Tuesday, January 4, 2011

I don't want to want

While walking to the subway from work, I passed a table on the sidewalk where a vendor was selling knock-off bags. I see him nearly every night, and never stop to look. (I prefer the $10 bag vendor, myself, where they don't even both putting a fake logo on the bags.)

However, this particular night, a woman walking in front of me glanced at the table and then darted right over, asking the vendor "How much for this one!?" Her excitement was almost contagious, I felt myself slowing down and glancing over, wondering what it was she was so excited about and whether I should be excited about it too.

I snapped out of it pretty quickly, but as I walked away I realized what my biggest personal finance pet peeve is: that I want things, and I don't want to want them.

Not wanting new clothes would mean not buying new clothes. Not wanting a new phone after two years would mean not spending money on a new phone. Not wanting would mean not being interested in products just because they exist.

Alas, I am only human.

Then I watched the movie Objectified, made by the same team that made the documentary Helvetica. Objectified is an interesting look at how products are designed for our use and what that means for us as consumers. 

One of the things that really jumped out at me was how the designers all want to create something that will never go out of style, that will last longer than all those other "old" things out there, but they all talk about the need for consumers to want new things in order to keep them in a job. There's a lot of other interesting bits in there, about Ikea and Apple and Target and how great design should cost less rather than more, but also about how design will be a huge marketing characteristic in the future.

And really what it boils down to is that, in my opinion, the desire to acquire is one of the leading causes of unhappiness but it's almost impossible to eradicate.

How do you temper the desire for things with the desire to not want desire? I know that avoiding advertising is one (really effective) way, but how else?

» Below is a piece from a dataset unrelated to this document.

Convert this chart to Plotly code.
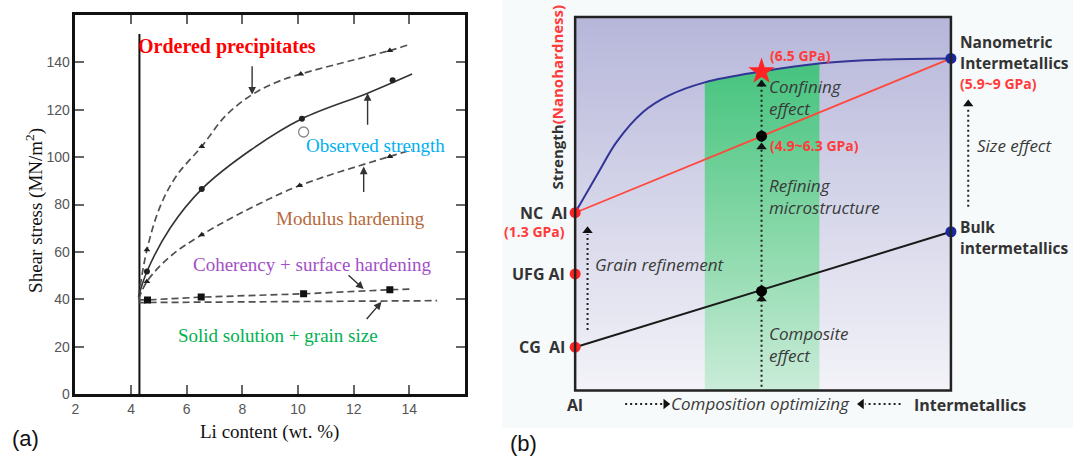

  1. Ugh, I totally hear you.

    I keep wanting a new tv. Do I need a tv? No. Do I want a new tv? Absolutely yes. So hard. Every time I'm in an electronics store I'm checking out prices. Looking at deals. Saying to myself "Maybe it if was under $XXX amount".

    I hate that I want a new one. My old one works just fine! Why do I want it? It makes no sense. But I do. So all I can do is try to control the urges and give myself a plan "well, save $20 per month in a TV fund and then you can buy it".

    I also hate wanting what I want.

  2. This is a great question, one that I struggle with, and I look forward to what other commenters will say. My greatest weaknesses are clothes and accessories, and so far, I'm trying to keep the wants in check by looking out only for what I objectively need (keeping my work environment and lifestyle in mind) or to replace things that have worn out. I guess it's better than nothing, but I get frustrated by my preference for variety. Also, I'm pretty good at bargain-hunting but sometimes I wonder whether if I pay more for things, such as designer items, that maybe I'll treasure those things more, they'll last longer, and then I'll buy less?

  3. I avoid the shops as much as I can..this helps.

    I'm trying make 2011 my year of conscious spending, so I'm making a wish list and if after 2-3 months I still really want the item then I'll probably buy it.

    I agree it's so hard!

  4. I avoid the stores, as well as the advertising. And I cut down my online "browsing." All of these things have helped me tremendously.

    Yesterday, I was trying to think of a fun thing I could buy with part of my exercise challenge money. But... I couldn't think of anything. I would love it if my enV2 lasted forever. I have all the clothes I need. I think stepping away from the TV, the online store, the ads, helps you to become content with what you have. And when you're content, you don't want more.

  5. You know, I was JUST having a discussion about this with a friend last night.
    I agree with Red that it has to do with advertising on the tv, online and things you get in the mail. I am trying to cut down on my exposure to these things (even if it means abandoning my beloved fashion blogs for a while). I just want to be happy with what I have!

    (I also had a short laugh at the fact that at the bottom of the page, I see an advertisement for Fossil with the words "Shop Now"!)

  6. I worked in a mall for a few years. That's when my spending turned into a problem. I couldn't avoid the advertising, the cute outfits in the windows, the general aura that people exude when they find a good deal.
    Now that I don't work in the mall, I don't want nearly as much. But the things that I do want? Much more expensive. Instead of a $40 dress, I want a $1500 TV. Or a $2000 mattress set.

    I don't want to want, either. The way I curb my desire to shop & spend, is unintentional. I live in an apartment the size of a shoe box. It's tiny, and thus it cannot hold a large TV. It can't hold a king sized bed, which is what I want. There's nowhere to put the cuisinart food processor I want. So, it's naturally impossible for me to buy the things that I want. It's turned into me wanting more space, instead of a new Tv.
    But, we'll see when we move into a larger place what I'll do :S
    A good post :)
    I'm new to your blog, so I'm going to go hop off and check it out!